** Start **

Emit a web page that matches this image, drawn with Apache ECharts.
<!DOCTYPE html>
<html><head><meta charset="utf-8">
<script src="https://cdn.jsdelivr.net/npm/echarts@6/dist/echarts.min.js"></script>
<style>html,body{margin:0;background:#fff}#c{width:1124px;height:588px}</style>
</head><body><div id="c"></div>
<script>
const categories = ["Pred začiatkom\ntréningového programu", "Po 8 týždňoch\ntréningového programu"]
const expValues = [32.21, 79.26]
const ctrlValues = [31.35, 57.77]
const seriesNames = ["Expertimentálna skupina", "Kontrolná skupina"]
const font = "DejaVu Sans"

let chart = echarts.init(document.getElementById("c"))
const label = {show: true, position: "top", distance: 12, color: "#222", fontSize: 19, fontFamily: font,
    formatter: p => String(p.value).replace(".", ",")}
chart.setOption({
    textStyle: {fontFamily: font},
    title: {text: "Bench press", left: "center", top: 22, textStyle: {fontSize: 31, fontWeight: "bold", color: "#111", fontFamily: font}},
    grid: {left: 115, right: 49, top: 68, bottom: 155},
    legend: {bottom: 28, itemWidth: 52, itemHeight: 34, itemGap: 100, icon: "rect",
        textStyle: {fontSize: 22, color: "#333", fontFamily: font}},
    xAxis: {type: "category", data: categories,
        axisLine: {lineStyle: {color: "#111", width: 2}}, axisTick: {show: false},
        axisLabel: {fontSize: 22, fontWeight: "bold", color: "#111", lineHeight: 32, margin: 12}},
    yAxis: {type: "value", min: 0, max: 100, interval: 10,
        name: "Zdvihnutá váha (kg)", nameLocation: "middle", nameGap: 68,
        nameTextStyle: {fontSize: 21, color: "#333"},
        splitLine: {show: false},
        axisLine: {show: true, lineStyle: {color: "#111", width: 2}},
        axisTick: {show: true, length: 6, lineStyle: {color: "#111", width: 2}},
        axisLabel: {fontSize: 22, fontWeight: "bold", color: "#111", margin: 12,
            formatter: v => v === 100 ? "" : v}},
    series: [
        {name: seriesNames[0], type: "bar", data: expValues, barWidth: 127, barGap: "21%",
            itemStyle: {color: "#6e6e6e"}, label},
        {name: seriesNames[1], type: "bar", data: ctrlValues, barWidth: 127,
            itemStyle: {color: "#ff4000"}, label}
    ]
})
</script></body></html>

** End **
** Start **

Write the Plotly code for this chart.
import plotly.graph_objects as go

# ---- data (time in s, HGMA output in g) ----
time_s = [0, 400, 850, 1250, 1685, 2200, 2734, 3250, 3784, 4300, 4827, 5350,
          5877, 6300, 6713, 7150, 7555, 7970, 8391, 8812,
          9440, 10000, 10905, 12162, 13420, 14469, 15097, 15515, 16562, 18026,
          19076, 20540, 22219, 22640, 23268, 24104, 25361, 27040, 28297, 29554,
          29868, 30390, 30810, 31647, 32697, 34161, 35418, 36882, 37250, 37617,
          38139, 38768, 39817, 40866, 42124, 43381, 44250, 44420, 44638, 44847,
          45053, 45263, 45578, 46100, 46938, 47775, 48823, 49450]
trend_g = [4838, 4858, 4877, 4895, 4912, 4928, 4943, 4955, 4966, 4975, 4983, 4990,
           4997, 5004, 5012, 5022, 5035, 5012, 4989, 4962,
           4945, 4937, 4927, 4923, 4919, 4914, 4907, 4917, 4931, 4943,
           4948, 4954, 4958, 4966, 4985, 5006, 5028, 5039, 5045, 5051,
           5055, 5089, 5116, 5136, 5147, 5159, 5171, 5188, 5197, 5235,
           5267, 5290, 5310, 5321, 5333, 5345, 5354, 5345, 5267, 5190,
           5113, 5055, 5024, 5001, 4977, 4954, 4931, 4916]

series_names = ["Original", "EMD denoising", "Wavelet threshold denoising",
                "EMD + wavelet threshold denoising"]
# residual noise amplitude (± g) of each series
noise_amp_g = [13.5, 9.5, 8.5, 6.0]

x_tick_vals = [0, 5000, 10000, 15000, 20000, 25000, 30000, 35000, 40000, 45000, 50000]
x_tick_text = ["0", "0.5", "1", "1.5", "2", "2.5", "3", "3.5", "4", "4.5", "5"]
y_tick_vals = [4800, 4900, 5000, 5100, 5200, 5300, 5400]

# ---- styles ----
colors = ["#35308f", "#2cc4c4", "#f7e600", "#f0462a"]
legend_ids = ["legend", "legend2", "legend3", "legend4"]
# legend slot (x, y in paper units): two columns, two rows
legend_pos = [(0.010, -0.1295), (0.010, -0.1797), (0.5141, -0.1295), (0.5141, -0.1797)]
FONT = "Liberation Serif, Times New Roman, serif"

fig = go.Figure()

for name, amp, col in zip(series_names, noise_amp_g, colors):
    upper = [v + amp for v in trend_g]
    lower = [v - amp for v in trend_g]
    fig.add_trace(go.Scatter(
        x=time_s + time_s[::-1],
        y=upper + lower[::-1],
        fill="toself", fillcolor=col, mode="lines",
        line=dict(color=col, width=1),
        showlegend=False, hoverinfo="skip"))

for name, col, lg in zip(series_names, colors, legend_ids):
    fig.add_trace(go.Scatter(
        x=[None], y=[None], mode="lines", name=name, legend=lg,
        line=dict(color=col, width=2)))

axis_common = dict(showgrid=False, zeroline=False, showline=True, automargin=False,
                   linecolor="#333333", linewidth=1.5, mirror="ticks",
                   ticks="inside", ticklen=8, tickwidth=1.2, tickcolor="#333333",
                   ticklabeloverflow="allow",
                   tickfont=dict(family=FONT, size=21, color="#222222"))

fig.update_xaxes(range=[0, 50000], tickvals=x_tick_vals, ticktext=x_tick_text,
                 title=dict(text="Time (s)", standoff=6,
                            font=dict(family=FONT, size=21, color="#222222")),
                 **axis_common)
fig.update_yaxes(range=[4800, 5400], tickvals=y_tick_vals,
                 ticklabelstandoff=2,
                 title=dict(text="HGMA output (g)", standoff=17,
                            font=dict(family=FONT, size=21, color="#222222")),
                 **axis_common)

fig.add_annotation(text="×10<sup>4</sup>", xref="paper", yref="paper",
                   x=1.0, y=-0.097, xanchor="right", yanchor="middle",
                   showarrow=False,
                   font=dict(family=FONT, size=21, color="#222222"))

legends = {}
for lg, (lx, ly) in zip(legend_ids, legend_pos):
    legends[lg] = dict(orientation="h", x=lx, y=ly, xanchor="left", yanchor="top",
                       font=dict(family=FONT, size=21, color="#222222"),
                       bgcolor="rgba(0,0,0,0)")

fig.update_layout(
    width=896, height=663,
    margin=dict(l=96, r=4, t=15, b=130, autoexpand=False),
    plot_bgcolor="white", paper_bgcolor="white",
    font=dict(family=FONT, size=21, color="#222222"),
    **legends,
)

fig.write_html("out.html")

** End **

**YOUR GOAL:**
Give again, word for word, only the lines running from the line with "Write the Plotly code for this chart." through the line with "import plotly.graph_objects as go"; include both of those lines.

**SOLUTION TO THE EXERCISE:**
Write the Plotly code for this chart.
import plotly.graph_objects as go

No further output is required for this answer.